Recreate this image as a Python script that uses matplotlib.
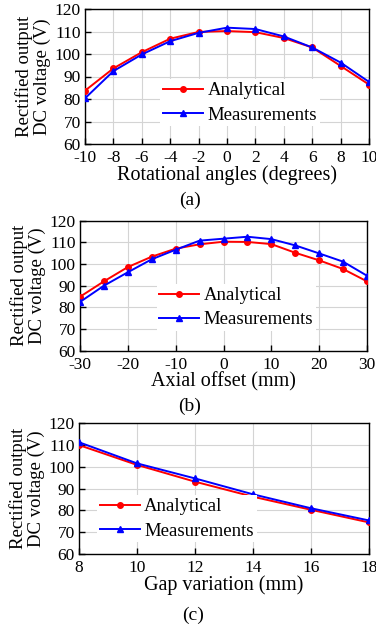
import matplotlib
matplotlib.use("Agg")
import matplotlib.pyplot as plt

plt.rcParams['font.family'] = ['Liberation Serif', 'DejaVu Serif']
plt.rcParams['axes.unicode_minus'] = False

# Panel (a)
angles = [-10, -8, -6, -4, -2, 0, 2, 4, 6, 8, 10]
a_analytical = [83.7, 93.6, 100.8, 106.8, 109.8, 110.2, 109.7, 107.1, 102.9, 94.7, 86.4]
a_measured = [80.3, 92.4, 99.8, 105.7, 109.4, 111.7, 111.1, 107.8, 102.9, 96.2, 87.6]

# Panel (b)
offsets = [-30, -25, -20, -15, -10, -5, 0, 5, 10, 15, 20, 25, 30]
b_analytical = [84.9, 92.0, 98.6, 103.4, 107.1, 109.1, 110.3, 110.2, 109.2, 105.2, 101.7, 97.7, 92.0]
b_measured = [82.5, 90.0, 96.2, 102.2, 106.6, 110.8, 111.7, 112.6, 111.5, 108.6, 104.9, 101.1, 94.6]

# Panel (c)
gaps = [8, 10, 12, 14, 16, 18]
c_analytical = [110.0, 100.9, 93.2, 86.3, 80.3, 74.5]
c_measured = [111.3, 101.6, 94.7, 87.4, 81.0, 75.4]

yticks = [60, 70, 80, 90, 100, 110, 120]
series_names = ["Analytical", "Measurements"]

W, H = 376, 626
fig = plt.figure(figsize=(W / 100, H / 100), dpi=100)

TICK_FS = 12.5
XLAB_FS = 14.5
YLAB_FS = 13.5
LEG_FS = 13.5
SUB_FS = 14

def px_axes(left, top, right, bottom):
    return fig.add_axes([left / W, 1 - bottom / H, (right - left) / W, (bottom - top) / H])

panels = [
    dict(box=(85, 9, 369, 144), x=angles, ya=a_analytical, ym=a_measured,
         xticks=list(range(-10, 11, 2)), xlim=(-10, 10),
         xlabel="Rotational angles (degrees)", leg=(0.546, 0.305),
         sub="(a)", subpos=(190, 200)),
    dict(box=(80, 220.7, 367, 350.7), x=offsets, ya=b_analytical, ym=b_measured,
         xticks=list(range(-30, 31, 10)), xlim=(-30, 30),
         xlabel="Axial offset (mm)", leg=(0.544, 0.33),
         sub="(b)", subpos=(190, 406)),
    dict(box=(79, 423.3, 369, 554), x=gaps, ya=c_analytical, ym=c_measured,
         xticks=list(range(8, 19, 2)), xlim=(8, 18),
         xlabel="Gap variation (mm)", leg=(0.338, 0.268),
         sub="(c)", subpos=(193, 615)),
]

for p in panels:
    ax = px_axes(*p["box"])
    ax.plot(p["x"], p["ya"], color="#ff0000", lw=1.4, marker="o", ms=4,
            label=series_names[0], zorder=3)
    ax.plot(p["x"], p["ym"], color="#0000ff", lw=1.4, marker="^", ms=4,
            label=series_names[1], zorder=3)
    ax.set_xlim(*p["xlim"])
    ax.set_ylim(60, 120)
    ax.set_xticks(p["xticks"])
    ax.set_yticks(yticks)
    ax.grid(True, color="#d4d4d4", lw=0.8)
    ax.set_axisbelow(True)
    for s in ax.spines.values():
        s.set_color("black")
        s.set_linewidth(1.0)
    ax.tick_params(direction="in", length=4.5, width=1.0, pad=3,
                   labelsize=TICK_FS)
    ax.tick_params(axis="x", pad=4.5)
    ax.set_xlabel(p["xlabel"], labelpad=-0.5, fontsize=XLAB_FS)
    ax.set_ylabel("Rectified output\nDC voltage (V)", labelpad=3,
                  fontsize=YLAB_FS, linespacing=1.05)
    leg = ax.legend(loc="center", bbox_to_anchor=p["leg"], frameon=True,
                    facecolor="white", edgecolor="none", framealpha=1,
                    handlelength=2.1, handletextpad=0.25, labelspacing=0.38,
                    borderpad=0.15, fontsize=LEG_FS, fancybox=False)
    leg.set_zorder(5)
    fig.text(p["subpos"][0] / W, 1 - p["subpos"][1] / H, p["sub"],
             ha="center", va="center", fontsize=SUB_FS)

fig.savefig("out.png", dpi=100)
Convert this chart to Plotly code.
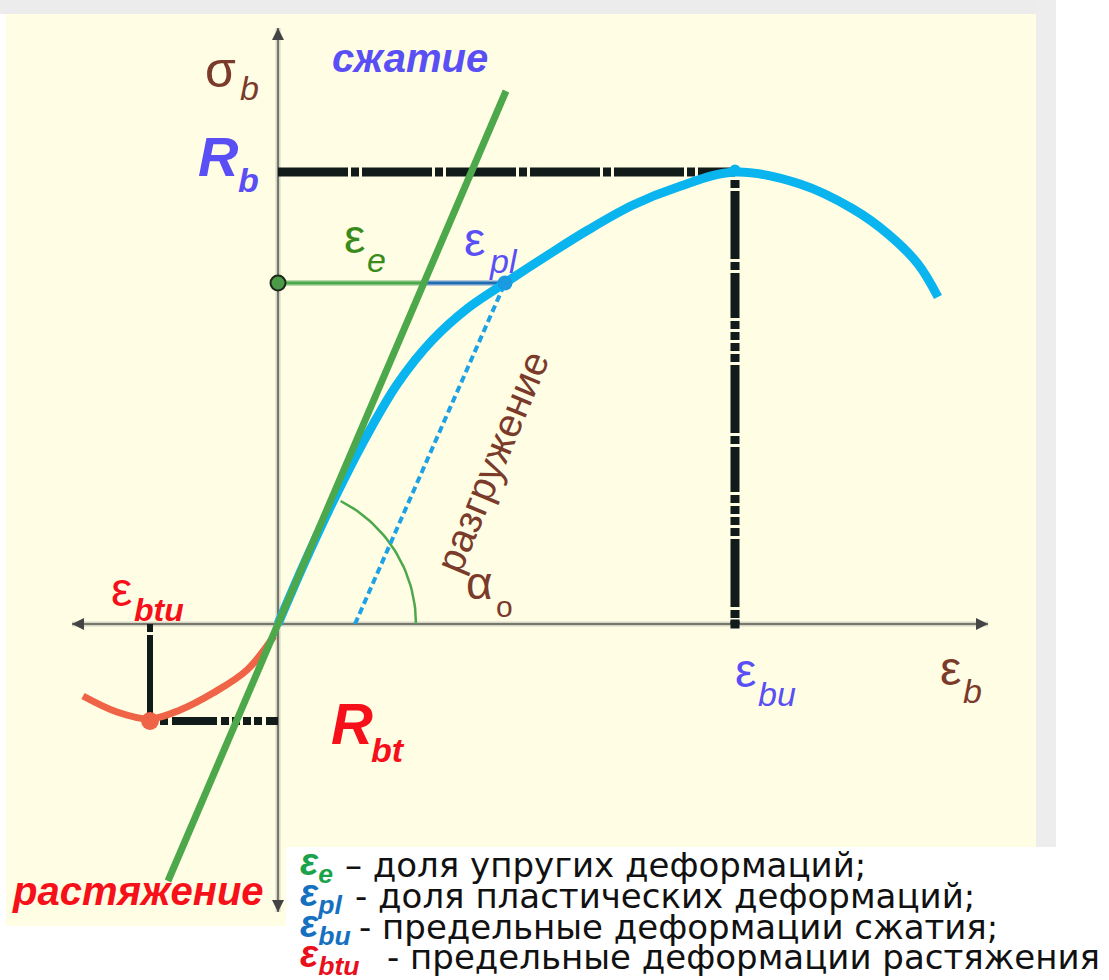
import numpy as np
import plotly.graph_objects as go

W, H = 1109, 980
# data axes: 100 px per unit, origin of the diagram at pixel (278, 624)
X_RANGE = [-2.78, 8.31]
Y_RANGE = [-3.56, 6.24]

# ---------------- data ----------------
axis_x_eps = [-2.06, 7.10]          # horizontal axis extent
axis_y_sig = [5.96, -2.88]          # vertical axis extent

elastic_eps = [-1.10, 2.28]          # elastic (initial modulus) line
elastic_sig = [-2.57, 5.33]

comp_eps = [0.00, 0.26, 0.56, 0.88, 1.20, 1.54, 1.90, 2.27, 2.70, 3.10, 3.55, 4.00, 4.57, 5.22, 5.75, 6.10, 6.40, 6.60]
comp_sig = [0.00, 0.60, 1.245, 1.87, 2.41, 2.835, 3.16, 3.41, 3.69, 3.94, 4.19, 4.37, 4.52, 4.40, 4.15, 3.90, 3.60, 3.27]

tens_eps = [-0.04, -0.31, -0.65, -0.98, -1.28, -1.61, -1.95]
tens_sig = [-0.12, -0.46, -0.69, -0.86, -0.95, -0.88, -0.72]

R_b = 4.52
eps_bu = 4.57
R_bt = -0.97
eps_btu = -1.28
eps_btu_line_left = -1.18
sig_pl = 3.41
eps_e_end = 1.47
eps_pl_end = 2.27
unload_eps = [0.77, 2.27]
unload_sig = [0.00, 3.41]
alpha_radius = 1.38
alpha_deg = 63.0

# ---------------- colours ----------------
GREEN = "#4da84b"
BLUE = "#0ab4ee"
RED = "#ef6446"
BLACK = "#111b19"
BROWN = "#7b3b2b"
VIOLET = "#5a4ff5"
LRED = "#f5101a"
FONT = "Liberation Sans, Arial, sans-serif"
LFONT = "DejaVu Sans, Liberation Sans, sans-serif"

fig = go.Figure()


def line(x, y, color, width, dash="solid", shape="linear"):
    fig.add_trace(go.Scatter(x=x, y=y, mode="lines", hoverinfo="skip", showlegend=False,
                             line=dict(color=color, width=width, dash=dash, shape=shape)))


def dot(x, y, color, size, lc=None, lw=0, symbol="circle"):
    fig.add_trace(go.Scatter(x=[x], y=[y], mode="markers", hoverinfo="skip", showlegend=False,
                             marker=dict(color=color, size=size, symbol=symbol,
                                         line=dict(color=lc or color, width=lw))))


# axes (light halo + dark line)
line(axis_x_eps, [0, 0], "#d6d6c4", 5)
line(axis_x_eps, [0, 0], "#77776c", 2)
line([0, 0], axis_y_sig, "#d6d6c4", 5)
line([0, 0], axis_y_sig, "#77776c", 2)
# arrow heads at the axis ends
dot(axis_x_eps[1], 0, "#444444", 12, symbol="arrow-right")
dot(axis_x_eps[0], 0, "#444444", 12, symbol="arrow-left")
dot(0, axis_y_sig[0], "#444444", 12, symbol="arrow-up")
dot(0, axis_y_sig[1], "#444444", 12, symbol="arrow-down")

# black dash-dot guide lines
line([0, eps_bu], [R_b, R_b], BLACK, 9, dash="70px,3px,8px,3px")
line([eps_bu, eps_bu], [R_b - 0.08, 0], BLACK, 9, dash="8px,3px,68px,3px,8px,3px,45px,3px,8px,3px,8px,3px,8px,3px")
line([eps_btu_line_left, 0], [R_bt, R_bt], BLACK, 8, dash="8px,4px,45px,4px,8px,3px,8px,3px,8px,3px")
line([eps_btu, eps_btu], [0, R_bt], BLACK, 6, dash="8px,3px,200px")

# elastic / plastic parts at sigma level
line([0, eps_e_end], [sig_pl, sig_pl], "#b9d9a8", 6)
line([0, eps_e_end], [sig_pl, sig_pl], GREEN, 3)
line([eps_e_end, eps_pl_end], [sig_pl, sig_pl], "#b8c8d8", 6)
line([eps_e_end, eps_pl_end], [sig_pl, sig_pl], "#1f6cb2", 3)

# angle arc alpha_0
theta = np.radians(np.linspace(0.0, alpha_deg, 40))
line(list(alpha_radius * np.cos(theta)), list(alpha_radius * np.sin(theta)), GREEN, 2.5)

# unloading (dotted)
line(unload_eps, unload_sig, "#1ea2e6", 4, dash="7px,4px")

# tension branch
line(tens_eps, tens_sig, RED, 7, shape="spline")
# compression branch
line(comp_eps, comp_sig, BLUE, 9, shape="spline")
# elastic line
line(elastic_eps, elastic_sig, GREEN, 7)

# points
dot(0, sig_pl, "#4a9a48", 15, lc="#1b2a1b", lw=2)
dot(eps_pl_end, sig_pl, "#1a9ae0", 15)
dot(eps_bu, R_b + 0.02, BLUE, 11)
dot(eps_btu, R_bt, RED, 18)
dot(eps_bu, 0, BLACK, 9, symbol="square")

# ---------------- text helpers (pixel positions) ----------------
ann = []


def txt(s, xp, yp, size, color, bold=False, italic=False, xanchor="center", angle=0, family=FONT):
    if bold:
        s = "<b>" + s + "</b>"
    if italic:
        s = "<i>" + s + "</i>"
    ann.append(dict(text=s, x=xp / W, y=1 - yp / H, xref="paper", yref="paper",
                    xanchor=xanchor, yanchor="middle", showarrow=False, textangle=angle,
                    font=dict(family=family, size=size, color=color)))


# labels
txt("σ", 220, 70, 50, BROWN)
txt("b", 249, 88, 34, BROWN, italic=True)
txt("сжатие", 410, 58, 40, VIOLET, bold=True, italic=True)
txt("R", 218, 156, 56, VIOLET, bold=True, italic=True)
txt("b", 248, 180, 34, VIOLET, bold=True, italic=True)
txt("ε", 354, 236, 48, "#3b8a1c")
txt("e", 376, 260, 34, "#3b8a1c", italic=True)
txt("ε", 474, 239, 48, VIOLET)
txt("pl", 503, 261, 34, VIOLET, italic=True)
txt("разгружение", 492, 462, 40, BROWN, angle=-67.6)
txt("α", 479, 583, 46, BROWN)
txt("o", 504, 606, 30, BROWN)
txt("ε", 121, 589, 48, LRED)
txt("btu", 159, 610, 32, LRED, bold=True, italic=True)
txt("R", 352, 723, 58, LRED, bold=True, italic=True)
txt("bt", 388, 750, 34, LRED, bold=True, italic=True)
txt("ε", 745, 670, 48, VIOLET)
txt("bu", 777, 694, 34, VIOLET, italic=True)
txt("ε", 950, 668, 48, BROWN)
txt("b", 972, 691, 34, BROWN, italic=True)
txt("растяжение", 138, 891, 40, LRED, bold=True, italic=True)

# legend block
leg_rows = [
    ("e", "#1aa34a", "– доля упругих деформаций;", 865, 343),
    ("pl", "#1670c0", "- доля пластических деформаций;", 896, 353),
    ("bu", "#1670c0", "- предельные деформации сжатия;", 927, 357),
    ("btu", "#e8101a", "- предельные деформации растяжения", 957, 385),
]
for sub, col, desc, yp, tx in leg_rows:
    txt("ε<sub>" + sub + "</sub>", 298, yp, 38, col, bold=True, italic=True, xanchor="left")
    txt(desc, tx, yp, 34, "#111111", xanchor="left", family=LFONT)

# ---------------- background shapes ----------------
def rect(x0, y0, x1, y1, color):
    return dict(type="rect", xref="paper", yref="paper", x0=x0 / W, x1=x1 / W,
                y0=1 - y1 / H, y1=1 - y0 / H, fillcolor=color, line=dict(width=0), layer="below")


shapes = [
    rect(0, 0, 1056, 14, "#ececec"),
    rect(1036, 0, 1056, 847, "#ededed"),
    rect(6, 14, 1036, 926, "#fffee5"),
    rect(286, 847, 1109, 980, "#ffffff"),
]

fig.update_layout(
    width=W, height=H, autosize=False,
    margin=dict(l=0, r=0, t=0, b=0),
    paper_bgcolor="#ffffff", plot_bgcolor="rgba(0,0,0,0)",
    xaxis=dict(range=X_RANGE, visible=False, fixedrange=True),
    yaxis=dict(range=Y_RANGE, visible=False, fixedrange=True),
    shapes=shapes, annotations=ann, showlegend=False,
)

fig.write_html("out.html", config={"displayModeBar": False},
               post_script="document.body.style.margin='0px';document.body.style.overflow='hidden';")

- **INSTRUCTION**: Reproduce nothing but the lines from the one with "Convert this chart to Plotly code." to the one with "tens_sig = [-0.12, -0.46, -0.69, -0.86, -0.95, -0.88, -0.72]", both lines included, and keep every picture out of the copy.

- **WRITTEN ANSWER**:
Convert this chart to Plotly code.
import numpy as np
import plotly.graph_objects as go

W, H = 1109, 980
# data axes: 100 px per unit, origin of the diagram at pixel (278, 624)
X_RANGE = [-2.78, 8.31]
Y_RANGE = [-3.56, 6.24]

# ---------------- data ----------------
axis_x_eps = [-2.06, 7.10]          # horizontal axis extent
axis_y_sig = [5.96, -2.88]          # vertical axis extent

elastic_eps = [-1.10, 2.28]          # elastic (initial modulus) line
elastic_sig = [-2.57, 5.33]

comp_eps = [0.00, 0.26, 0.56, 0.88, 1.20, 1.54, 1.90, 2.27, 2.70, 3.10, 3.55, 4.00, 4.57, 5.22, 5.75, 6.10, 6.40, 6.60]
comp_sig = [0.00, 0.60, 1.245, 1.87, 2.41, 2.835, 3.16, 3.41, 3.69, 3.94, 4.19, 4.37, 4.52, 4.40, 4.15, 3.90, 3.60, 3.27]

tens_eps = [-0.04, -0.31, -0.65, -0.98, -1.28, -1.61, -1.95]
tens_sig = [-0.12, -0.46, -0.69, -0.86, -0.95, -0.88, -0.72]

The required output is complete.